Toas
- Interactive map of Toas

Geography
- Location: Maracaibo Lake, Caribbean Sea
- Coordinates: 10°57′30″N 71°38′50″W﻿ / ﻿10.95833°N 71.64722°W
- Area: 3 km^{2} (1.2 sq mi)

Administration
- Venezuela
- State: Zulia

= Toas island =

Island in Venezuela

Toas Island (in Spanish "Isla de Toas") is a small limestone island in Venezuela. It is in the north-west of the country, north of Maracaibo Lake, just southwest of Zapara island and to the south of San Carlos peninsula, forming part of the "Barra del Lago de Maracaibo". Administratively it falls under the jurisdiction of Almirante Padilla Municipality in the state of Zulia.

== Geography and geology ==
Toas island is located 2.5 km to the south of San Carlos peninsula (western section of Maracaibo Lake sand-bar), and 5 km east of San Rafael del Moján, a small town on the west coast of the lake.

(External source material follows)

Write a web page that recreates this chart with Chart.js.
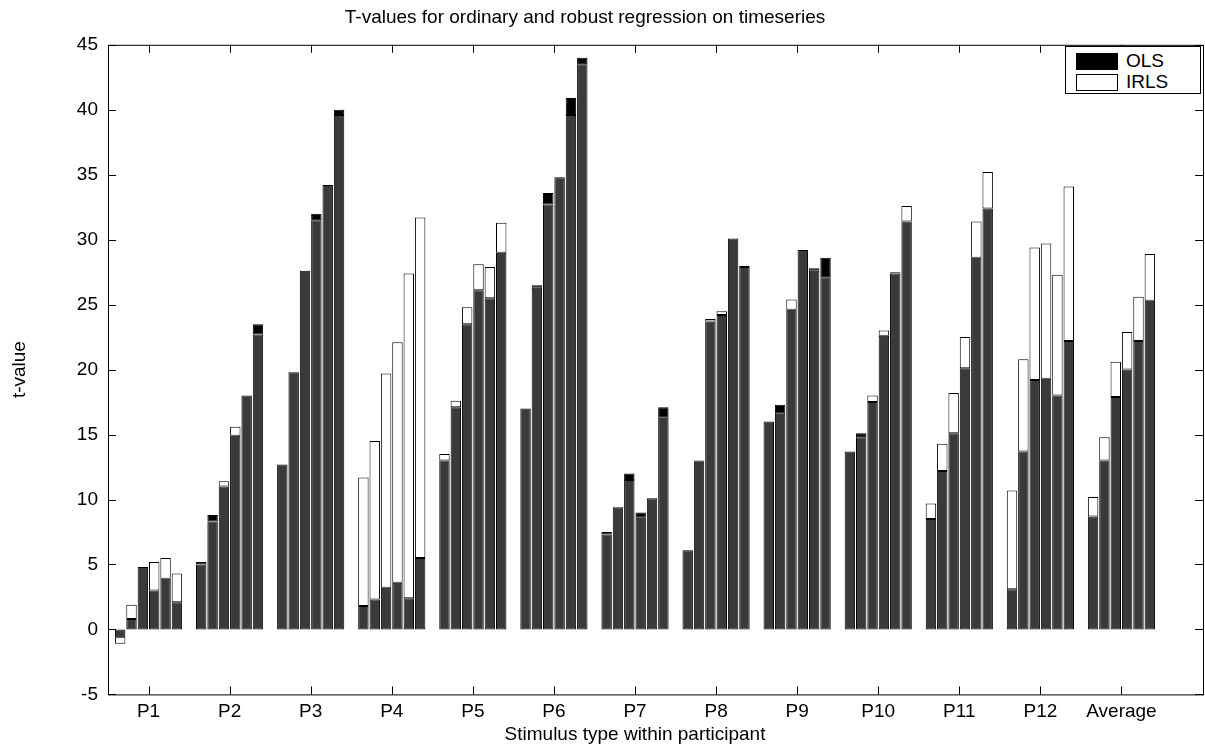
<!DOCTYPE html>
<html>
<head>
  <meta charset="UTF-8" />
  <script src="https://cdn.jsdelivr.net/npm/chart.js"></script>
  <style>
    body { margin: 0; background: #fff; }
    #wrap { position: relative; width: 1205px; height: 746px; }
    #legend {
      position: absolute; left: 1065px; top: 46px; width: 134px; height: 46px;
      border: 1px solid #000; background: #fff; font: 19px "Liberation Sans", Arial, sans-serif;
    }
    .row { position: absolute; left: 10px; height: 18px; }
    .sw { display: inline-block; width: 40px; height: 15px; border: 1px solid #000; vertical-align: middle; margin-right: 8px; }
  </style>
</head>
<body>
<div id="wrap">
  <canvas id="c" width="1205" height="746"></canvas>
  <div id="legend">
    <div class="row" style="top:3px"><span class="sw" style="background:#000"></span>OLS</div>
    <div class="row" style="top:24px"><span class="sw" style="background:#fff"></span>IRLS</div>
  </div>
</div>
<script>
  const groups = ['P1','P2','P3','P4','P5','P6','P7','P8','P9','P10','P11','P12','Average'];
  // t-values per group, 6 stimulus types each
  const ols = [
    [-0.6, 0.8, 4.8, 3.0, 3.9, 2.1],
    [5.2, 8.8, 11.0, 14.9, 18.0, 23.5],
    [12.7, 19.8, 27.6, 32.0, 34.2, 40.0],
    [1.8, 2.3, 3.2, 3.6, 2.4, 5.5],
    [13.0, 17.1, 23.5, 26.1, 25.5, 29.0],
    [17.0, 26.5, 33.6, 34.8, 40.9, 44.0],
    [7.5, 9.4, 12.0, 9.0, 10.1, 17.1],
    [6.1, 13.0, 23.7, 24.2, 30.1, 28.0],
    [16.0, 17.3, 24.6, 29.2, 27.8, 28.6],
    [13.7, 15.1, 17.5, 22.6, 27.5, 31.4],
    [8.5, 12.2, 15.1, 20.1, 28.6, 32.4],
    [3.1, 13.7, 19.2, 19.3, 18.0, 22.2],
    [8.7, 13.0, 17.9, 20.0, 22.2, 25.3]
  ];
  const irls = [
    [-1.1, 1.9, 4.8, 5.2, 5.5, 4.3],
    [5.0, 8.3, 11.4, 15.6, 18.0, 22.7],
    [12.7, 19.8, 27.6, 31.5, 34.2, 39.6],
    [11.7, 14.5, 19.7, 22.1, 27.4, 31.7],
    [13.5, 17.6, 24.8, 28.1, 27.9, 31.3],
    [17.0, 26.3, 32.7, 34.8, 39.6, 43.5],
    [7.3, 9.4, 11.5, 8.6, 10.1, 16.3],
    [6.1, 12.9, 23.9, 24.5, 30.1, 27.9],
    [16.0, 16.6, 25.4, 29.2, 27.6, 27.1],
    [13.7, 14.8, 18.0, 23.0, 27.4, 32.6],
    [9.7, 14.3, 18.2, 22.5, 31.4, 35.2],
    [10.7, 20.8, 29.4, 29.7, 27.3, 34.1],
    [10.2, 14.8, 20.6, 22.9, 25.6, 28.9]
  ];
  const yTicks = [-5, 0, 5, 10, 15, 20, 25, 30, 35, 40, 45];

  const FONT = '"Liberation Sans", Arial, sans-serif';
  const datasets = [];
  for (let j = 0; j < 6; j++) {
    const common = { stack: 's' + j, borderColor: '#000', borderWidth: 1, borderSkipped: false, categoryPercentage: 0.84, barPercentage: 0.92 };
    datasets.push(Object.assign({ label: 'both', backgroundColor: '#3a3a3a',
      data: groups.map((g, i) => Math.abs(ols[i][j]) < Math.abs(irls[i][j]) ? ols[i][j] : irls[i][j]) }, common));
    datasets.push(Object.assign({ label: 'OLS', backgroundColor: '#000',
      data: groups.map((g, i) => Math.abs(ols[i][j]) > Math.abs(irls[i][j]) ? ols[i][j] - irls[i][j] : 0) }, common));
    datasets.push(Object.assign({ label: 'IRLS', backgroundColor: '#fff',
      data: groups.map((g, i) => Math.abs(irls[i][j]) > Math.abs(ols[i][j]) ? irls[i][j] - ols[i][j] : 0) }, common));
  }

  const EXTRA = 41;
  const frame = {
    id: 'frame',
    afterDraw(chart) {
      const a = chart.chartArea, ctx = chart.ctx;
      const right = a.right + EXTRA;
      ctx.save();
      ctx.strokeStyle = '#000';
      ctx.lineWidth = 1;
      ctx.strokeRect(a.left + 0.5, a.top + 0.5, right - a.left, a.bottom - a.top);
      const ys = chart.scales.y, xs = chart.scales.x;
      ctx.beginPath();
      yTicks.forEach(v => {
        const y = Math.round(ys.getPixelForValue(v)) + 0.5;
        ctx.moveTo(a.left, y); ctx.lineTo(a.left + 8, y);
        ctx.moveTo(right, y); ctx.lineTo(right - 8, y);
      });
      groups.forEach((g, i) => {
        const x = Math.round(xs.getPixelForValue(i)) + 0.5;
        ctx.moveTo(x, a.bottom); ctx.lineTo(x, a.bottom - 8);
        ctx.moveTo(x, a.top); ctx.lineTo(x, a.top + 8);
      });
      ctx.stroke();
      ctx.restore();
    }
  };

  new Chart(document.getElementById('c'), {
    type: 'bar',
    data: { labels: groups, datasets: datasets },
    options: {
      responsive: false,
      animation: false,
      devicePixelRatio: 1,
      layout: { padding: { right: 2 + EXTRA, top: 0, left: 8, bottom: 0 } },
      scales: {
        x: {
          stacked: true,
          grid: { display: false, drawTicks: false },
          border: { display: false },
          ticks: { color: '#000', font: { family: FONT, size: 19 }, padding: 6 },
          title: { display: true, text: 'Stimulus type within participant', color: '#000', font: { family: FONT, size: 19 }, padding: { top: -6, bottom: 0 } }
        },
        y: {
          stacked: true,
          min: -5, max: 45,
          afterBuildTicks: s => { s.ticks = yTicks.map(v => ({ value: v })); },
          afterFit: s => { s.width = 100; },
          grid: { display: false, drawTicks: false },
          border: { display: false },
          ticks: { color: '#000', font: { family: FONT, size: 19 }, padding: 10 },
          title: { display: true, text: 't-value', color: '#000', font: { family: FONT, size: 19 }, padding: { top: 0, bottom: 4 } }
        }
      },
      plugins: {
        legend: { display: false },
        tooltip: { enabled: false },
        title: { display: true, text: 'T-values for ordinary and robust regression on timeseries', color: '#000', font: { family: FONT, size: 19, weight: 'normal' }, padding: { top: 6, bottom: 16 } }
      }
    },
    plugins: [frame]
  });
</script>
</body>
</html>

Toas island has a surface area of 3 km². There are the saline ponds called "El Toro" and "Aracho", a mine of sulphurous lignite, and several limestone caves which have been exploited since Spanish colonial times. Also exploited by the Spanish are clay caves in the southern area, and a small copper mine. The abundance of limestone has helped the development of a small cement industry.

== Inhabitants ==
El Toro (Zulia), a fishing village, is located on the island, which is also the capital of the Almirante Padilla Municipality. It has a dock in the northern side, available to ships of middle size. The small town has also a church and various shops located in a typical Spanish square, the Plaza Bolivar.